El último reducto de esos días no es más que una sucesión continuada de recuerdos. En el mejor de los casos, de lo que fue. En el peor, de lo que pudo ser y no fue. En otras circunstancias, de lo que ha sido pero ya no es. De lo que fue, pero ya no será. De lo que queríamos que fueran en un principio y de lo que finalmente han terminado siendo.

El final del verano supone volver. Al colegio. A la universidad. Al trabajo. A las obligaciones improrrogables. Al antiojeras. Al café con la leche caliente en detrimento del solo con hielo. A preocuparte por la previsión meteorológica. Al paraguas y la gabardina.  Al nudo de la corbata mal hecho a las siete de la mañana para llegar al despacho a las nueve. Al madrugón inderogable y a la soledad nocturna del autobús de vuelta a casa.

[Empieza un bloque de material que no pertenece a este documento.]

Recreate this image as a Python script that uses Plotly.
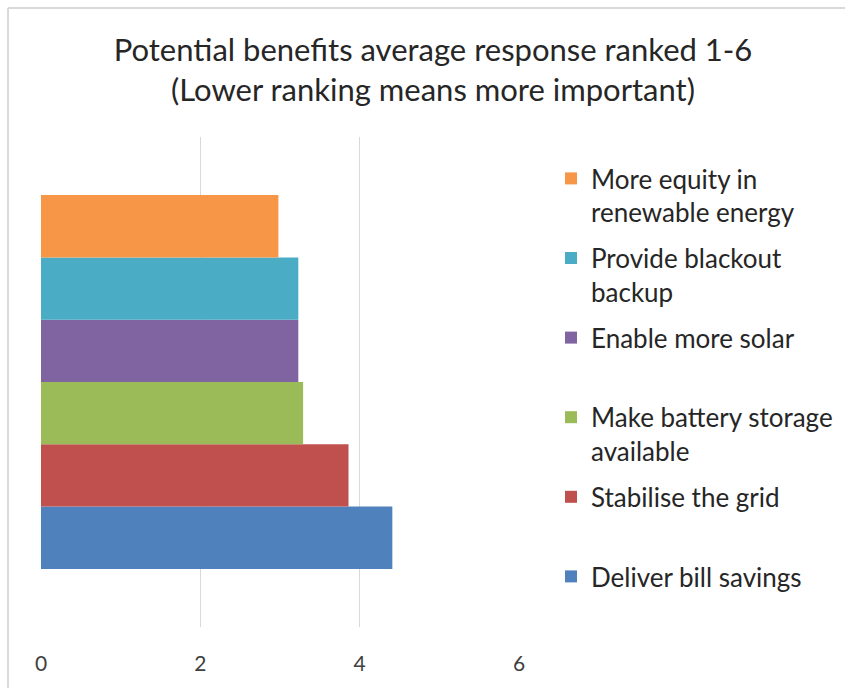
import plotly.graph_objects as go

# Average ranking (1 = most important) for each potential benefit
benefits = [
    "Deliver bill savings",
    "Stabilise the grid",
    "Make battery storage<br>available",
    "Enable more solar",
    "Provide blackout<br>backup",
    "More equity in<br>renewable energy",
]
avg_rank = [4.41, 3.86, 3.29, 3.23, 3.23, 2.98]
colors = ["#4F81BD", "#C0504D", "#9BBB59", "#8064A2", "#4BACC6", "#F79646"]
category = ["Benefit"]

x_ticks = [0, 2, 4, 6]

FONT = "Lato, 'Open Sans', sans-serif"
TEXT = "#404040"

fig = go.Figure()
n = len(benefits)
for i, (name, val, col) in enumerate(zip(benefits, avg_rank, colors)):
    # pad single-line entries so every legend row has the same height
    label = name if "<br>" in name else name + "<br>&nbsp;"
    fig.add_trace(go.Bar(
        y=category, x=[val], name=label, orientation="h",
        marker=dict(color=col, line=dict(width=0)),
        legendgroup=f"g{i}", legendrank=n - i, hoverinfo="x+name",
    ))

fig.update_layout(
    width=845, height=688,
    paper_bgcolor="white", plot_bgcolor="white",
    margin=dict(l=41, r=326, t=137, b=61, autoexpand=False),
    barmode="group", bargap=0.237, bargroupgap=0,
    title=dict(
        text="Potential benefits average response ranked 1-6<br>(Lower ranking means more important)",
        x=433 / 845, xanchor="center", xref="container",
        y=1 - 61 / 688, yanchor="top", yref="container",
        font=dict(family=FONT, size=31, color="#262626"),
    ),
    xaxis=dict(
        range=[0, 6], tickvals=x_ticks, showgrid=True, gridcolor="#D9D9D9",
        gridwidth=1, zeroline=False, showline=False, ticks="",
        tickfont=dict(family=FONT, size=21, color=TEXT), ticklabelstandoff=22,
    ),
    yaxis=dict(showticklabels=False, showgrid=False, zeroline=False,
               showline=False, ticks=""),
    legend=dict(
        xref="container", yref="container",
        x=551 / 845, xanchor="left", y=1 - 155 / 688, yanchor="top",
        traceorder="grouped", tracegroupgap=9, valign="top",
        font=dict(family=FONT, size=26, color="#262626"),
        bgcolor="rgba(0,0,0,0)", itemwidth=30, maxheight=620,
    ),
    shapes=[
        dict(type="line", xref="paper", yref="paper",
             x0=(8 - 41) / 478, x1=(845 - 41) / 478,
             y0=(688 - 61 - 8) / 490, y1=(688 - 61 - 8) / 490,
             line=dict(color="#D9D9D9", width=2)),
        dict(type="line", xref="paper", yref="paper",
             x0=(8 - 41) / 478, x1=(8 - 41) / 478,
             y0=-61 / 490, y1=(688 - 61 - 8) / 490,
             line=dict(color="#D9D9D9", width=2)),
    ],
)

fig.write_html("out.html")
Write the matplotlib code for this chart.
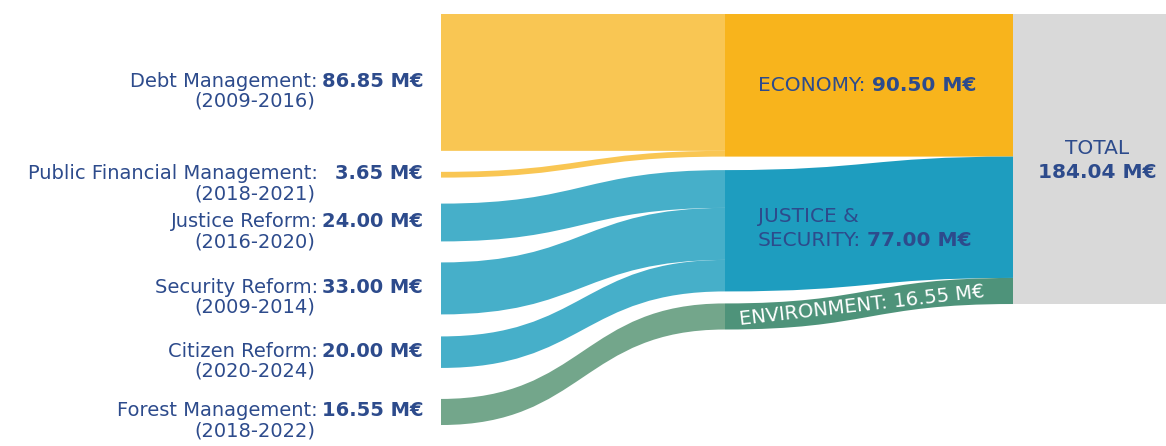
"""
Funding sankey - programmes -> sectors -> total
"""

import matplotlib
matplotlib.use("Agg")
import matplotlib.pyplot as plt
from matplotlib.path import Path
from matplotlib.patches import PathPatch

# programmes on the left
programs = ["Debt Management", "Public Financial Management", "Justice Reform",
            "Security Reform", "Citizen Reform", "Forest Management"]
periods = ["2009-2016", "2018-2021", "2016-2020", "2009-2014", "2020-2024", "2018-2022"]
amounts = [86.85, 3.65, 24.00, 33.00, 20.00, 16.55]
program_sector = [0, 0, 1, 1, 1, 2]

# sectors in the middle
sectors = ["ECONOMY", "JUSTICE &\nSECURITY", "ENVIRONMENT"]
sector_amounts = [90.50, 77.00, 16.55]
total_amount = 184.04

# layout (pixels, y goes down)
X_LEFT, X_MID, X_TOT, X_END = 441, 725, 1013, 1166
TOP = 14
HEIGHT = 290
left_gaps = [0, 21, 26, 21, 22, 31]
mid_gaps = [0, 13.5, 12]

light_cols = ["#f9c653", "#46afc9", "#73a68b"]
dark_cols = ["#f8b41c", "#1e9dbf", "#4e937a"]
TXT = "#2d4b8c"
FS = 14


def band(ax, x0, x1, t0, b0, t1, b1, color):
    """cubic s-shaped ribbon between two vertical spans"""
    xm = (x0 + x1) / 2
    verts = [(x0, t0), (xm, t0), (xm, t1), (x1, t1),
             (x1, b1), (xm, b1), (xm, b0), (x0, b0), (x0, t0)]
    codes = [Path.MOVETO, Path.CURVE4, Path.CURVE4, Path.CURVE4,
             Path.LINETO, Path.CURVE4, Path.CURVE4, Path.CURVE4, Path.CLOSEPOLY]
    ax.add_patch(PathPatch(Path(verts, codes), facecolor=color, edgecolor="none", lw=0))


def text_pair(ax, renderer, x, y, normal, bold, size):
    """normal text followed by a bold part on the same line"""
    t = ax.text(x, y, normal, ha="left", va="center", fontsize=size, color=TXT)
    bb = t.get_window_extent(renderer)
    x_end = ax.transData.inverted().transform((bb.x1, bb.y0))[0]
    ax.text(x_end + 6, y, bold, ha="left", va="center", fontsize=size,
            color=TXT, fontweight="bold")


def main():
    fig = plt.figure(figsize=(11.66, 4.46), dpi=100)
    ax = fig.add_axes([0, 0, 1, 1])
    ax.set_xlim(0, 1166)
    ax.set_ylim(446, 0)
    ax.axis("off")
    renderer = fig.canvas.get_renderer()

    k = HEIGHT / total_amount

    # left spans
    left_spans = []
    y = TOP
    for amt, gap in zip(amounts, left_gaps):
        y += gap
        left_spans.append((y, y + amt * k))
        y += amt * k

    # middle spans (left edge of sector ribbons)
    mid_spans = []
    y = TOP
    for amt, gap in zip(sector_amounts, mid_gaps):
        y += gap
        mid_spans.append((y, y + amt * k))
        y += amt * k

    # total spans (right edge of sector ribbons)
    tot_spans = []
    y = TOP
    for amt in sector_amounts:
        tot_spans.append((y, y + amt * k))
        y += amt * k

    # programme -> sector ribbons
    fill = [s[0] for s in mid_spans]
    for i, amt in enumerate(amounts):
        s = program_sector[i]
        t0, b0 = left_spans[i]
        t1 = fill[s]
        b1 = t1 + amt * k
        fill[s] = b1
        band(ax, X_LEFT, X_MID, t0, b0, t1, b1, light_cols[s])

    # sector -> total ribbons
    for s in range(len(sectors)):
        band(ax, X_MID, X_TOT, mid_spans[s][0], mid_spans[s][1],
             tot_spans[s][0], tot_spans[s][1], dark_cols[s])

    # total block
    ax.add_patch(plt.Rectangle((X_TOT, TOP), X_END - X_TOT, total_amount * k,
                               facecolor="#d9d9d9", edgecolor="none"))

    # left labels
    for i, name in enumerate(programs):
        c = (left_spans[i][0] + left_spans[i][1]) / 2 - 1
        ax.text(318, c, name + ":", ha="right", va="center", fontsize=FS, color=TXT)
        ax.text(423, c, f"{amounts[i]:.2f} M€", ha="right", va="center",
                fontsize=FS, color=TXT, fontweight="bold")
        ax.text(315, c + 20, f"({periods[i]})", ha="right", va="center",
                fontsize=FS, color=TXT)

    # sector labels
    c = (mid_spans[0][0] + mid_spans[0][1]) / 2
    text_pair(ax, renderer, 758, c, sectors[0] + ":", f"{sector_amounts[0]:.2f} M€", 14.5)

    c = (mid_spans[1][0] + mid_spans[1][1]) / 2
    first, second = sectors[1].split("\n")
    ax.text(758, c - 14, first, ha="left", va="center", fontsize=14.5, color=TXT)
    text_pair(ax, renderer, 758, c + 10, second + ":", f"{sector_amounts[1]:.2f} M€", 14.5)

    ax.text(862, 306, f"{sectors[2]}: {sector_amounts[2]:.2f} M€", ha="center",
            va="center", fontsize=14, color="white", rotation=6.5,
            rotation_mode="anchor")

    # total label
    c = TOP + total_amount * k / 2
    ax.text(1097, c - 11, "TOTAL", ha="center", va="center", fontsize=14.5, color=TXT)
    ax.text(1097, c + 13, f"{total_amount:.2f} M€", ha="center", va="center",
            fontsize=14.5, color=TXT, fontweight="bold")

    fig.savefig("out.png", dpi=100)
    print("Saved out.png")


if __name__ == "__main__":
    main()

Los últimos días del verano significan el final de una etapa, el paso de un año más. Significan que hay gente que venía y ya no está; o el regreso de aquellos que se fueron (incluso de los que juraron que se iban para no volver). Suponen el final de las “ginebritas night” y de las noches de tragos coquetos en el bar de la esquina de la plaza. El fin de las terrazas y el comienzo de la rutina. La maldita rutina.

El principio de septiembre supone empezar a perder de vista esas piernas bronceadas de mujer bajo una falda de vida alegre. El cambio de armario, con el correspondiente destierro de esos vestidos que dejan algo a la imaginación. El entierro de la esperanza de ver a esa chica, que ya regresa a su casa, con tu camisa puesta dándote los buenos días al otro lado de la almohada.

Más bien taciturnos, estos últimos días estivales tienen un color rojizo. De atardecer que no termina de empezar. Un tinte melancólico, como el sonido de una armónica en el muelle de cualquier puerto costero en una noche de domingo, sin luna llena, mientras ves la vida pasar y los barcos atracar (o zarpar, según si vienen, van, o se quedan).

Los últimos días del verano no son más que nostalgia. Y la nostalgia no es más que la constatación de que algo bueno te ha ocurrido, la cicatriz que queda después de vivir una experiencia memorable. La sensación que queda cuando, como en esta época ocurre, pasan los últimos días del verano.